Sebastián abrió la puerta y encontró su alcoba como de costumbre. Acomodó prolijamente la ropa y se recostó callado. Antes de la siesta tomaba el libro más antiguo, regalo de su abuelo marinero, y leía. “La mente”, solía decir a sus nietos, “no debe preocuparse en dormir, no hagan eso, deja que te sorprenda”, y agregaba, “la conciencia se entregará plácida al descanso y se librará a lo profundo de no pertenecer a ningún cuerpo”. Así repasaba el texto hasta que caía de sus manos.
Una tarde cualquiera se soñó junto a una selva, marchaba solitario sobre un estrecho sendero, caminaba la distancia de los trópicos sin vacilar, cruzando pequeños arroyos para rodear eternos árboles de flores violáceas. En el centro de esa travesía, un tronco arqueado y rugoso le impedía el paso, era allí cuando despertaba.
Ése era el orden de las cosas para Sebastián.
Siendo un hombre mayor, continuaba trabajando en los jardines que atendía desde hacía mucho tiempo. La dueña de casa lo miró desde la ventana de la cocina y recapacitaba: “Un señor tan grande, expuesto a la intemperie, me dá pena”. Sebastián la identificó de lejos y saludó agitando el brazo, “Una señora tan jóven, encerrada todo el día, que lástima” murmuró, mientras levantó la vista para medir la intensidad del sol.

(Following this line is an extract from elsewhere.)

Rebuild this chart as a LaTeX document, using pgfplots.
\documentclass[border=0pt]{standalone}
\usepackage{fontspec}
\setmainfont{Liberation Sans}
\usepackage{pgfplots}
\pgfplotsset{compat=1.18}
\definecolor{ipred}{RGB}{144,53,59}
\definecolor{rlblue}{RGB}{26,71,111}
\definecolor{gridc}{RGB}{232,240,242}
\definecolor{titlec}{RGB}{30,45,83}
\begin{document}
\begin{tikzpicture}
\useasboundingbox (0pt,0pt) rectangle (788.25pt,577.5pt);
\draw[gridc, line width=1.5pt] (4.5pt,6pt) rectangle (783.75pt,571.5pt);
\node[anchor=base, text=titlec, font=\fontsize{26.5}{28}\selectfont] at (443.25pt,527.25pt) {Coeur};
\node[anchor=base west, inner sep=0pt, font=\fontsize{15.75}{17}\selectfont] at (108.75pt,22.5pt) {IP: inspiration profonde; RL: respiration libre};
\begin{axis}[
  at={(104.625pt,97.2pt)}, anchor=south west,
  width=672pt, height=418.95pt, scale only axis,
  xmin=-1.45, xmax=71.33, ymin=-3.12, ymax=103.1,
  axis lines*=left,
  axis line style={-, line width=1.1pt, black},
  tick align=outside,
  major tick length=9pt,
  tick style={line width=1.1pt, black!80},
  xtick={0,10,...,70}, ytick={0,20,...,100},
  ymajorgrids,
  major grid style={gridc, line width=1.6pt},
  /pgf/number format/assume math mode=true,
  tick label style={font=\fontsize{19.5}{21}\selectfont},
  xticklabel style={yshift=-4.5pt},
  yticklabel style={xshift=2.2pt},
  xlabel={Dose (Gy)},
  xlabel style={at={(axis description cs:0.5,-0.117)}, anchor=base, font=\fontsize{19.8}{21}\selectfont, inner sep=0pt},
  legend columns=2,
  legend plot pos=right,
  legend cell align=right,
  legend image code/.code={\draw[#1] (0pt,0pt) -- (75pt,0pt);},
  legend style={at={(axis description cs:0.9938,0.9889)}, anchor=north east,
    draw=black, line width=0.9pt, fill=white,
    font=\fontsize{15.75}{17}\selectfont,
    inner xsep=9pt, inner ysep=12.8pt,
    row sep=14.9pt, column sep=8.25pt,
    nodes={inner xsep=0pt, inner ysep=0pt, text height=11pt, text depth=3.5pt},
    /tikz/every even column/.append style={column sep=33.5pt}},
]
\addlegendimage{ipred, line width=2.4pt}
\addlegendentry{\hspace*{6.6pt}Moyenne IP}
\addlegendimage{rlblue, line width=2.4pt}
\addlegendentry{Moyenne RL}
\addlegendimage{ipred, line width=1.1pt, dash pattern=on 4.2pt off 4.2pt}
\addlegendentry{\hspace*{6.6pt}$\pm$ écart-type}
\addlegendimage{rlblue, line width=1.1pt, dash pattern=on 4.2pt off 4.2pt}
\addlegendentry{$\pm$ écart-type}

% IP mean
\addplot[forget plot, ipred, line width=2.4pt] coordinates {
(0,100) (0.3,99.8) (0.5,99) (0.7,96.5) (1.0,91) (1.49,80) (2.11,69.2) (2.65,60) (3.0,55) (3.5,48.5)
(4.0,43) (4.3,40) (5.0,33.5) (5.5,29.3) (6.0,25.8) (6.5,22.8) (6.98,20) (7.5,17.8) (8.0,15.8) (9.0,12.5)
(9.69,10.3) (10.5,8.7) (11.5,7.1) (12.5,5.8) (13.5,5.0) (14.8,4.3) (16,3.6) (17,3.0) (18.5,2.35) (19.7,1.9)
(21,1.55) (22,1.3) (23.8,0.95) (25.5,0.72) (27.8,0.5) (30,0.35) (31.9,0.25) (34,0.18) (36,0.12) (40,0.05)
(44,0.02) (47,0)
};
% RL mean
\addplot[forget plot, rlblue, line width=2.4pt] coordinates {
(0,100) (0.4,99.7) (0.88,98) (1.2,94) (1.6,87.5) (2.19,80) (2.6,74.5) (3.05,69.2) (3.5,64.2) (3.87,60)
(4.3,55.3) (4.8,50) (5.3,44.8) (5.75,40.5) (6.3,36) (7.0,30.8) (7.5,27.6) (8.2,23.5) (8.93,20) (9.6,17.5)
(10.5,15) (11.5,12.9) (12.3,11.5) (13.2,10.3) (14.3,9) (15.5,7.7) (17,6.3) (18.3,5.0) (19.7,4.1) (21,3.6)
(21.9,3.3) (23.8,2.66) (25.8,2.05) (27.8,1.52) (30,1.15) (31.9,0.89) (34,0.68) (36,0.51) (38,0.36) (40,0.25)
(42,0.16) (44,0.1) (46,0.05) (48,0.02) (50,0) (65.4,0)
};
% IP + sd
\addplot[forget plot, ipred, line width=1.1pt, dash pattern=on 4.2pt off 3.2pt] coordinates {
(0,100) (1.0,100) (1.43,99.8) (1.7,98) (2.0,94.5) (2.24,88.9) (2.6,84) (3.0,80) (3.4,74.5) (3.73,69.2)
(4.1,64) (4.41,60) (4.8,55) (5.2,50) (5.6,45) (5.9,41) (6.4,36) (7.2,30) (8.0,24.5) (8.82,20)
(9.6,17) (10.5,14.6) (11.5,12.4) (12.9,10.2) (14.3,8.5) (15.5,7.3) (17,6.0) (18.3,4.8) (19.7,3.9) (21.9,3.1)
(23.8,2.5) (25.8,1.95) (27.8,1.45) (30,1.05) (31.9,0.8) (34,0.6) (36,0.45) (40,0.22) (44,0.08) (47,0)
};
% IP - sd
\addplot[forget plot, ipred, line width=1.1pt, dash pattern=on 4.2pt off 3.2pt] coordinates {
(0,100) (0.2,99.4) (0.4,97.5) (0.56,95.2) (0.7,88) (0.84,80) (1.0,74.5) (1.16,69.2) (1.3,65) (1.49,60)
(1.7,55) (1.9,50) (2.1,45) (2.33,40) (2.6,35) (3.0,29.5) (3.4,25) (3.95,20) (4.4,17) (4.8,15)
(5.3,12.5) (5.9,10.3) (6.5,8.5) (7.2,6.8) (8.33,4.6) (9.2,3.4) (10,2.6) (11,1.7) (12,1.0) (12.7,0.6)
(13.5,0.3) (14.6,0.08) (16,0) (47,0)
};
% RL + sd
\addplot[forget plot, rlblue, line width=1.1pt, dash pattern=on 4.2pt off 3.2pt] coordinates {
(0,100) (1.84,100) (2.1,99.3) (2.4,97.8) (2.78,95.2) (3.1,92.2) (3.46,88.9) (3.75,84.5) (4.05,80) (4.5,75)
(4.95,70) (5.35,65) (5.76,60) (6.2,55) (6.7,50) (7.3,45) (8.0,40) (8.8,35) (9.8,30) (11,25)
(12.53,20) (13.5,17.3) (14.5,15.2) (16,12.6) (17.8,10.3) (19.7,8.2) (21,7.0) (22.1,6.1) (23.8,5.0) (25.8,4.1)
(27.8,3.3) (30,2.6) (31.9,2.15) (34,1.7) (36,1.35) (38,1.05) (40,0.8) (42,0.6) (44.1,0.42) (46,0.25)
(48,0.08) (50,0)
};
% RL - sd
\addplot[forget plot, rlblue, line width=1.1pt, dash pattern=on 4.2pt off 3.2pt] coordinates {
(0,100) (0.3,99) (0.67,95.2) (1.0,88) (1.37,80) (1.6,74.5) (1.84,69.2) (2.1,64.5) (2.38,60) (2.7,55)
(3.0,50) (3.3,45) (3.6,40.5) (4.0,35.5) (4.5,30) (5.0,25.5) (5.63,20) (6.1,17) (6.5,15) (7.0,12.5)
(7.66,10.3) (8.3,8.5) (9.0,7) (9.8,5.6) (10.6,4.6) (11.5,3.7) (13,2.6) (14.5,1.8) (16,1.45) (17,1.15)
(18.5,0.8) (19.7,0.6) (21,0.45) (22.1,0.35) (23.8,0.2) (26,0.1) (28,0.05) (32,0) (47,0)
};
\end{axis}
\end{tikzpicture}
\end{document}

Dedicado con amor a su tarea, llegó a vislumbrar un mensaje superior compuesto por leyes ancestrales, y determinó, quizás peregrinamente, que cada arbusto, cada injerto en escudete, cada hilera elegida o suelo verificado, constituía una relación directa entre la tierra y las constelaciones, ocultándose así los más colosales, y también más sencillos, secretos del cosmos.
“¿No es el mundo un trozo de estrella apagándose aún?, ¿no dispondrán estas plantas de almas tan generosas que nos alimentan, dan abrigo, sanan enfermedades, y acaso no sustentan hasta nuestras lecturas?”, interrogaba a los niños con pasión.

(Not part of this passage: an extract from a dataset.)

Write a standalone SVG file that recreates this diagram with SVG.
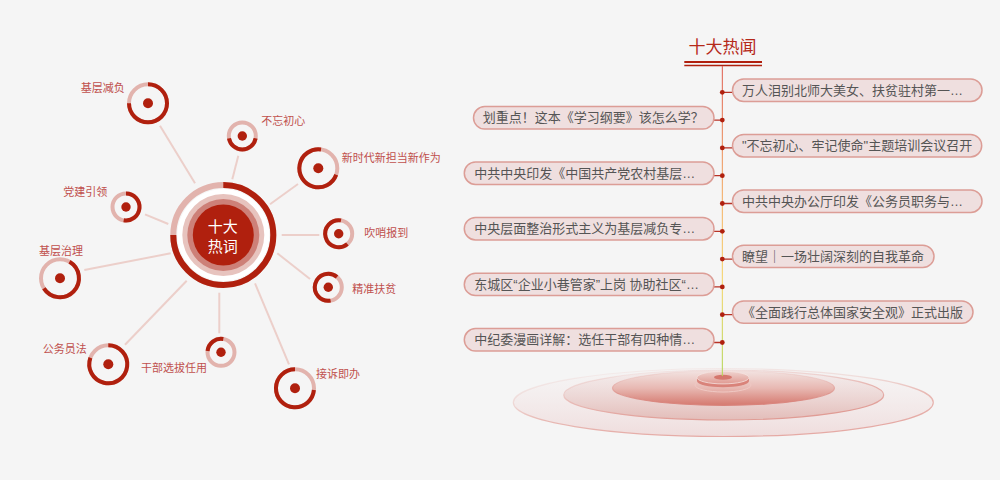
<svg xmlns="http://www.w3.org/2000/svg" width="1000" height="480" viewBox="0 0 1000 480">
<style>
text{font-family:"Liberation Sans","Noto Sans CJK SC",sans-serif}
.lbl{font-size:11px;fill:#c0504d;dominant-baseline:central}
.tr{fill:none;stroke:#e2b3ad;stroke-width:4}
.ar{fill:none;stroke:#b0200e;stroke-width:4}
.dot{fill:#b0200e}
.link{stroke:#eccfca;stroke-width:2;fill:none}
.pill{fill:#efdfdf;stroke:#dc9d96;stroke-width:1.5}
.pt{font-size:13px;fill:#555;dominant-baseline:central}
.tick{stroke:#b83226;stroke-width:1.3;fill:none}
.td{fill:#b0200e}
</style>
<defs>
<linearGradient id="axis" x1="0" y1="0" x2="0" y2="1"><stop offset="0" stop-color="#e0665a"/><stop offset=".45" stop-color="#f5b56c"/><stop offset=".7" stop-color="#f5d76e"/><stop offset="1" stop-color="#b5d65a"/></linearGradient>
<linearGradient id="e1" x1="0" y1="0" x2="0" y2="1"><stop offset="0" stop-color="#f5eeee" stop-opacity=".2"/><stop offset="1" stop-color="#efdcdc"/></linearGradient>
<linearGradient id="e1s" x1="0" y1="0" x2=".45" y2="1"><stop offset="0" stop-color="#e8b5b0" stop-opacity="0"/><stop offset=".4" stop-color="#eac6c2" stop-opacity=".5"/><stop offset=".65" stop-color="#e8bab5"/><stop offset="1" stop-color="#e5aaa5"/></linearGradient>
<linearGradient id="e2" x1="0" y1="0" x2="0" y2="1"><stop offset="0" stop-color="#f2e6e6" stop-opacity=".5"/><stop offset="1" stop-color="#e3bdb9"/></linearGradient>
<linearGradient id="e2s" x1="0" y1="0" x2=".45" y2="1"><stop offset="0" stop-color="#e29c95" stop-opacity="0"/><stop offset=".4" stop-color="#e6b2ad" stop-opacity=".5"/><stop offset=".65" stop-color="#e6b2ad"/><stop offset="1" stop-color="#e09c95"/></linearGradient>
<linearGradient id="e3" x1="0" y1="0" x2="0" y2="1"><stop offset="0" stop-color="#f2e3e1"/><stop offset=".5" stop-color="#e8b9b3"/><stop offset="1" stop-color="#d5796f"/></linearGradient>
<linearGradient id="e3s" x1="0" y1="0" x2="0" y2="1"><stop offset="0" stop-color="#e29c95" stop-opacity=".1"/><stop offset="1" stop-color="#d8827a"/></linearGradient>
<linearGradient id="e4" x1="0" y1="0" x2="0" y2="1"><stop offset="0" stop-color="#efd3cf"/><stop offset="1" stop-color="#e09a92"/></linearGradient>
</defs>
<rect width="1000" height="480" fill="#f5f5f5"/>
<g id="links">
<line class="link" x1="160" y1="125.7" x2="195" y2="183.3"/>
<line class="link" x1="145" y1="214.3" x2="168.3" y2="224"/>
<line class="link" x1="238.3" y1="155.7" x2="232.3" y2="179.3"/>
<line class="link" x1="298" y1="184" x2="270" y2="204.3"/>
<line class="link" x1="281.7" y1="235" x2="319.3" y2="235"/>
<line class="link" x1="277.3" y1="253.3" x2="310" y2="279"/>
<line class="link" x1="255" y1="283.3" x2="289" y2="364.3"/>
<line class="link" x1="219.3" y1="292.7" x2="219.3" y2="333.3"/>
<line class="link" x1="186.7" y1="280.7" x2="125" y2="344.7"/>
<line class="link" x1="170.7" y1="253.3" x2="84.3" y2="270"/>
</g>
<g id="hub">
<circle cx="223.3" cy="235" r="46" fill="#fff"/>
<circle cx="223.3" cy="235" r="41" fill="#e7c3be"/>
<circle cx="223.3" cy="235" r="36" fill="#cd8078"/>
<circle cx="223.3" cy="235" r="30.5" fill="#b0200e"/>
<circle class="tr" style="stroke-width:6" cx="223.3" cy="235" r="50"/>
<path class="ar" style="stroke-width:6" d="M223.3 185A50 50 0 1 1 173.3 235"/>
<text x="222.8" y="226.7" font-size="15" fill="#fff" text-anchor="middle" dominant-baseline="central">十大</text>
<text x="222.8" y="246" font-size="15" fill="#fff" text-anchor="middle" dominant-baseline="central">热词</text>
</g>
<g id="n1"><circle class="tr" cx="148" cy="103.3" r="19"/><path class="ar" d="M148 84.3A19 19 0 1 1 129 103.3"/><circle class="dot" cx="148" cy="103.3" r="5"/><text class="lbl" x="80.7" y="88.3">基层减负</text></g>
<g id="n2"><circle class="tr" cx="242.3" cy="136" r="13.5"/><path class="ar" d="M255.6 138.3A13.5 13.5 0 0 1 229 138.3"/><circle class="dot" cx="242.3" cy="136" r="4.7"/><text class="lbl" x="261.3" y="120.7">不忘初心</text></g>
<g id="n3"><circle class="tr" cx="318.3" cy="168.3" r="19"/><path class="ar" d="M336.2 174.8A19 19 0 1 1 321 149.5"/><circle class="dot" cx="318.3" cy="168.3" r="5"/><text class="lbl" x="341.7" y="157.7">新时代新担当新作为</text></g>
<g id="n4"><circle class="tr" cx="338.7" cy="233.7" r="13.5"/><path class="ar" d="M347.4 244A13.5 13.5 0 1 1 341 220.4"/><circle class="dot" cx="338.7" cy="233.7" r="4.7"/><text class="lbl" x="364.3" y="232.7">吹哨报到</text></g>
<g id="n5"><circle class="tr" cx="328.3" cy="287.3" r="13.5"/><path class="ar" d="M330.6 300.6A13.5 13.5 0 1 1 337 277"/><circle class="dot" cx="328.3" cy="287.3" r="4.7"/><text class="lbl" x="352.3" y="289.3">精准扶贫</text></g>
<g id="n6"><circle class="tr" cx="295" cy="388.3" r="19"/><path class="ar" d="M313.9 390A19 19 0 1 1 295 369.3"/><circle class="dot" cx="295" cy="388.3" r="5"/><text class="lbl" x="316" y="373.7">接诉即办</text></g>
<g id="n7"><circle class="tr" cx="221" cy="352.3" r="13.5"/><path class="ar" d="M207.6 351A13.5 13.5 0 0 1 223.3 339"/><circle class="dot" cx="221" cy="352.3" r="4.7"/><text class="lbl" x="141" y="368.3">干部选拔任用</text></g>
<g id="n8"><circle class="tr" cx="108.3" cy="364.3" r="19"/><path class="ar" d="M108.3 345.3A19 19 0 1 1 90.4 357.8"/><circle class="dot" cx="108.3" cy="364.3" r="5"/><text class="lbl" x="42.7" y="349">公务员法</text></g>
<g id="n9"><circle class="tr" cx="60" cy="278.3" r="19"/><path class="ar" d="M69.5 261.8A19 19 0 1 1 43.9 288.4"/><circle class="dot" cx="60" cy="278.3" r="5"/><text class="lbl" x="39" y="251">基层治理</text></g>
<g id="n10"><circle class="tr" cx="126" cy="207" r="13.5"/><path class="ar" d="M126 193.5A13.5 13.5 0 1 1 123.7 220.3"/><circle class="dot" cx="126" cy="207" r="4.7"/><text class="lbl" x="63.3" y="192">党建引领</text></g>
<g id="platform">
<ellipse cx="723.3" cy="402.5" rx="210" ry="34" fill="url(#e1)" stroke="url(#e1s)" stroke-width="1.2"/>
<ellipse cx="723.7" cy="395" rx="160" ry="25" fill="url(#e2)" stroke="url(#e2s)" stroke-width="1.2"/>
<ellipse cx="723.5" cy="388" rx="111" ry="17.3" fill="url(#e3)" stroke="url(#e3s)" stroke-width="1.2"/>
<ellipse cx="723" cy="385" rx="28" ry="7" fill="none" stroke="#f0c9c4"/>
<path d="M697 378V381A26 6.3 0 0 0 749 381V378Z" fill="#d9837a"/>
<ellipse cx="723" cy="377.6" rx="26" ry="6.3" fill="url(#e4)" stroke="#f5e2df" stroke-width=".8"/>
<ellipse cx="723" cy="377.2" rx="9" ry="2.5" fill="#d5776d"/>
</g>
<g id="title">
<text x="722.5" y="47.3" font-size="17" fill="#b5291a" text-anchor="middle" dominant-baseline="central">十大热闻</text>
<path d="M684.3 62H762" stroke="#b0200e" stroke-width="1.8" fill="none"/>
<path d="M684.3 65.4H762" stroke="#b0200e" stroke-width="1.5" fill="none"/>
</g>
<g id="connectors">
<rect x="721.8" y="66" width="1.1" height="310" fill="url(#axis)"/>
<path class="tick" d="M722.3 92.3H733M714 120.1H722.3M722.3 147.9H733M714 175.7H722.3M722.3 203.5H733M714 231.3H722.3M722.3 259.1H733M714 286.9H722.3M722.3 314.7H733M714 342.5H722.3"/>
<circle class="td" cx="722.3" cy="92.3" r="2.4"/><circle class="td" cx="722.3" cy="120.1" r="2.4"/><circle class="td" cx="722.3" cy="147.9" r="2.4"/><circle class="td" cx="722.3" cy="175.7" r="2.4"/><circle class="td" cx="722.3" cy="203.5" r="2.4"/><circle class="td" cx="722.3" cy="231.3" r="2.4"/><circle class="td" cx="722.3" cy="259.1" r="2.4"/><circle class="td" cx="722.3" cy="286.9" r="2.4"/><circle class="td" cx="722.3" cy="314.7" r="2.4"/><circle class="td" cx="722.3" cy="342.5" r="2.4"/>
</g>
<g id="p1"><rect class="pill" x="732.5" y="79" width="249.5" height="22.4" rx="11.2"/><text class="pt" x="742" y="90.2">万人泪别北师大美女、扶贫驻村第一…</text></g>
<g id="p2"><rect class="pill" x="473.5" y="106.6" width="240.5" height="22.4" rx="11.2"/><text class="pt" x="482.7" y="117.8">划重点！这本《学习纲要》该怎么学？</text></g>
<g id="p3"><rect class="pill" x="732.5" y="134.5" width="249.2" height="22.4" rx="11.2"/><text class="pt" x="742" y="145.7">"不忘初心、牢记使命"主题培训会议召开</text></g>
<g id="p4"><rect class="pill" x="464.3" y="162" width="249.7" height="22.4" rx="11.2"/><text class="pt" x="474.3" y="173.2">中共中央印发《中国共产党农村基层…</text></g>
<g id="p5"><rect class="pill" x="732.5" y="190" width="249.5" height="22.4" rx="11.2"/><text class="pt" x="742" y="201.2">中共中央办公厅印发《公务员职务与…</text></g>
<g id="p6"><rect class="pill" x="464.3" y="217.5" width="249.7" height="22.4" rx="11.2"/><text class="pt" x="474.3" y="228.7">中央层面整治形式主义为基层减负专…</text></g>
<g id="p7"><rect class="pill" x="732.5" y="245.2" width="201.5" height="22.4" rx="11.2"/><text class="pt" x="742" y="256.4">瞭望｜一场壮阔深刻的自我革命</text></g>
<g id="p8"><rect class="pill" x="464.3" y="273.2" width="249.7" height="22.4" rx="11.2"/><text class="pt" x="474.3" y="284.4">东城区“企业小巷管家”上岗 协助社区“…</text></g>
<g id="p9"><rect class="pill" x="732.5" y="300.9" width="240.5" height="22.4" rx="11.2"/><text class="pt" x="742" y="312.1">《全面践行总体国家安全观》正式出版</text></g>
<g id="p10"><rect class="pill" x="464.3" y="328.6" width="249.7" height="22.4" rx="11.2"/><text class="pt" x="474.3" y="339.8">中纪委漫画详解：选任干部有四种情…</text></g>
</svg>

“Hay una sola energía y un labrador solo honra el mandato de lo perpetuo, lo demás, es el silencio de mi ignorancia”, agregó para sí.
Al mediodía del solsticio, Sebastián retornó a su libro gastado como siempre, el cual se desplomó de sus dedos como ocurría, para volverse a soñar en el estallido fantasmal de su bosque onírico. En esa visión de vegetación y lloviznas recorría su ruta sonámbula, pero esta vez, quizás la única, ninguna rama impedía su paso. Al llegar a un claro se detuvo, raparó en la huella que serpenteaba una pradera hasta un volcán extinguido. Comprendió la misión y comenzó a trepar discerniendo la cima.
Cuando encontraron el otro Sebastián sin vida, junto a la cama, descubrieron extrañados los manuscritos olvidados de la Oceanía, junto al mar de coral y la descripción del rito de la muerte verde transitando el valle sagrado en búsqueda del espíritu favorecido.
Las cenizas fueron esparcidas en el parque más modesto según su pedido. Entonces, en el más absoluto anonimato, aquellas hojas alicaidas de amarilla desesperanza, brotaron por la raíz, por los tallos, en sus estambres y pistilos, y todo ese frágil nutriente permitió reanimar la vigilia del deseo, fue un nexo protector que serenó ese pedacito de vida y que ya estaba contenido en el barro vaporoso desde los albores de la creación.
Ese verano, Sebastián había sembrado prodigiosos bulbos como nunca.
“La existencia, decía, es la infinita voluntad de correspondencias y su delicada fuerza… es insospechada para el hombre”.